- WRITTEN TASK: Quote every line below exactly and skip any picture.
═══
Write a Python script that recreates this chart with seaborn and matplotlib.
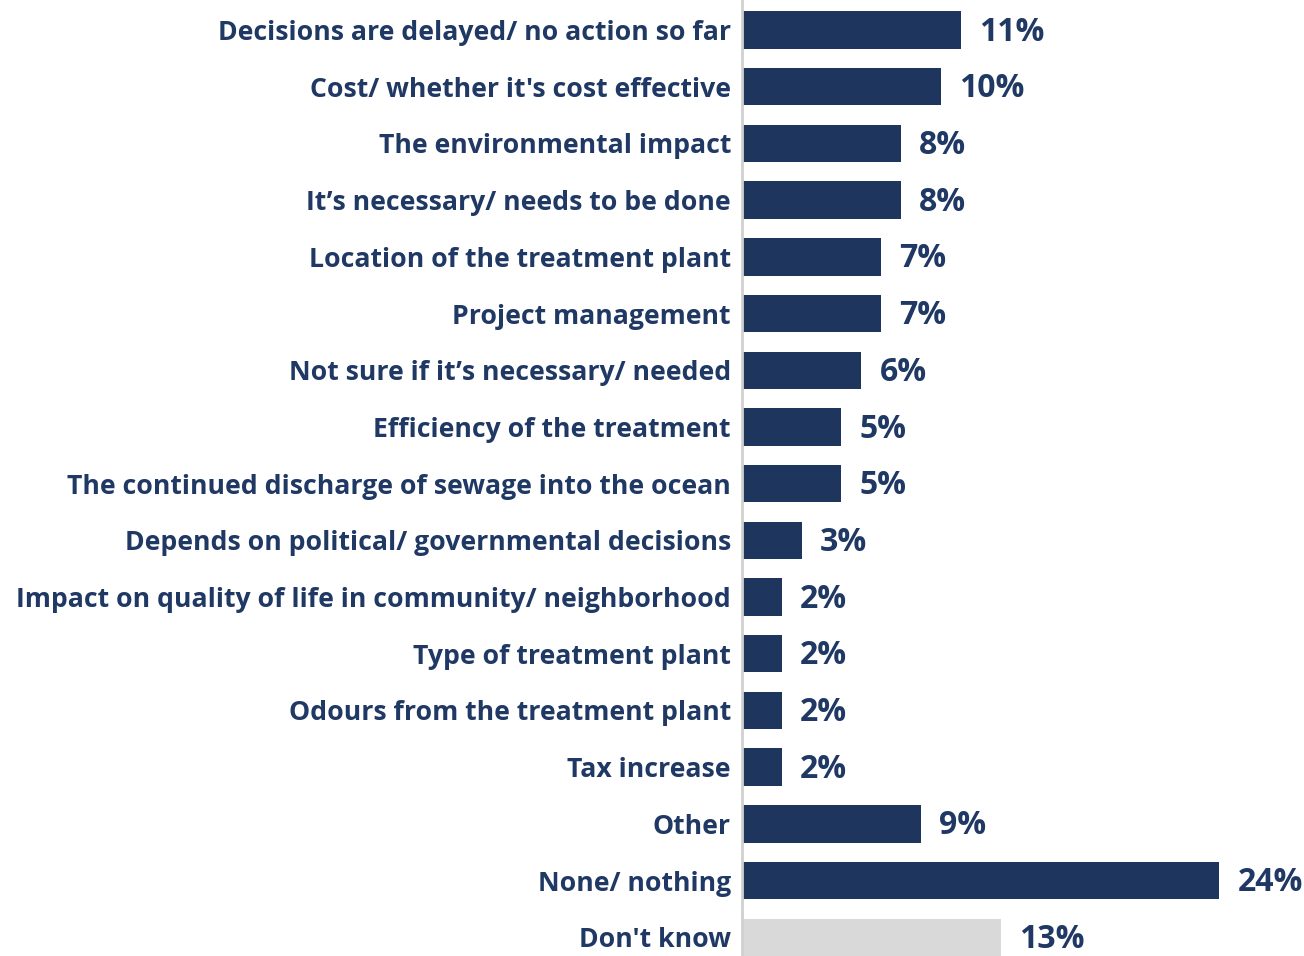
import pandas as pd
import matplotlib.pyplot as plt
import seaborn as sns

# Данные
labels = ["Decisions are delayed/ no action so far",
          "Cost/ whether it's cost effective",
          "The environmental impact",
          "It\u2019s necessary/ needs to be done",
          "Location of the treatment plant",
          "Project management",
          "Not sure if it\u2019s necessary/ needed",
          "Efficiency of the treatment",
          "The continued discharge of sewage into the ocean",
          "Depends on political/ governmental decisions",
          "Impact on quality of life in community/ neighborhood",
          "Type of treatment plant",
          "Odours from the treatment plant",
          "Tax increase",
          "Other",
          "None/ nothing",
          "Don't know"]
values = [11, 10, 8, 8, 7, 7, 6, 5, 5, 3, 2, 2, 2, 2, 9, 24, 13]
groups = ["main"] * 16 + ["dk"]

navy = "#1E365D"
text_col = "#1F3864"
palette = {"main": navy, "dk": "#D9D9D9"}

df = pd.DataFrame({"label": labels, "value": values, "group": groups})

sns.set_style("white")
plt.rcParams["font.family"] = ["Open Sans", "DejaVu Sans"]

fig = plt.figure(figsize=(13.04, 9.56), dpi=100)
ax = fig.add_axes([742 / 1304, 0, (1300 - 742) / 1304, 1])

sns.barplot(data=df, x="value", y="label", hue="group", palette=palette,
            orient="h", width=0.66, dodge=False, legend=False, saturation=1,
            linewidth=0, ax=ax)

ax.set_xlim(0, 28.05)
ax.set_ylim(16.33, -0.53)
ax.set_xlabel("")
ax.set_ylabel("")
ax.set_xticks([])
ax.tick_params(axis="y", length=0, pad=8)
for t in ax.get_yticklabels():
    t.set_fontsize(19.2)
    t.set_fontweight("bold")
    t.set_color(text_col)

for s in ["top", "right", "bottom"]:
    ax.spines[s].set_visible(False)
ax.spines["left"].set_color("#D0D0D0")
ax.spines["left"].set_linewidth(2)

# Подписи значений
for i, v in enumerate(values):
    ax.annotate(f"{v}%", (v, i), xytext=(13, -1.5), textcoords="offset points",
                va="center", ha="left", fontsize=23, fontweight="bold",
                color=text_col, annotation_clip=False)

fig.savefig("out.png", dpi=100)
═══
- REPLY:
Write a Python script that recreates this chart with seaborn and matplotlib.
import pandas as pd
import matplotlib.pyplot as plt
import seaborn as sns

# Данные
labels = ["Decisions are delayed/ no action so far",
          "Cost/ whether it's cost effective",
          "The environmental impact",
          "It\u2019s necessary/ needs to be done",
          "Location of the treatment plant",
          "Project management",
          "Not sure if it\u2019s necessary/ needed",
          "Efficiency of the treatment",
          "The continued discharge of sewage into the ocean",
          "Depends on political/ governmental decisions",
          "Impact on quality of life in community/ neighborhood",
          "Type of treatment plant",
          "Odours from the treatment plant",
          "Tax increase",
          "Other",
          "None/ nothing",
          "Don't know"]
values = [11, 10, 8, 8, 7, 7, 6, 5, 5, 3, 2, 2, 2, 2, 9, 24, 13]
groups = ["main"] * 16 + ["dk"]

navy = "#1E365D"
text_col = "#1F3864"
palette = {"main": navy, "dk": "#D9D9D9"}

df = pd.DataFrame({"label": labels, "value": values, "group": groups})

sns.set_style("white")
plt.rcParams["font.family"] = ["Open Sans", "DejaVu Sans"]

fig = plt.figure(figsize=(13.04, 9.56), dpi=100)
ax = fig.add_axes([742 / 1304, 0, (1300 - 742) / 1304, 1])

sns.barplot(data=df, x="value", y="label", hue="group", palette=palette,
            orient="h", width=0.66, dodge=False, legend=False, saturation=1,
            linewidth=0, ax=ax)

ax.set_xlim(0, 28.05)
ax.set_ylim(16.33, -0.53)
ax.set_xlabel("")
ax.set_ylabel("")
ax.set_xticks([])
ax.tick_params(axis="y", length=0, pad=8)
for t in ax.get_yticklabels():
    t.set_fontsize(19.2)
    t.set_fontweight("bold")
    t.set_color(text_col)

for s in ["top", "right", "bottom"]:
    ax.spines[s].set_visible(False)
ax.spines["left"].set_color("#D0D0D0")
ax.spines["left"].set_linewidth(2)

# Подписи значений
for i, v in enumerate(values):
    ax.annotate(f"{v}%", (v, i), xytext=(13, -1.5), textcoords="offset points",
                va="center", ha="left", fontsize=23, fontweight="bold",
                color=text_col, annotation_clip=False)

fig.savefig("out.png", dpi=100)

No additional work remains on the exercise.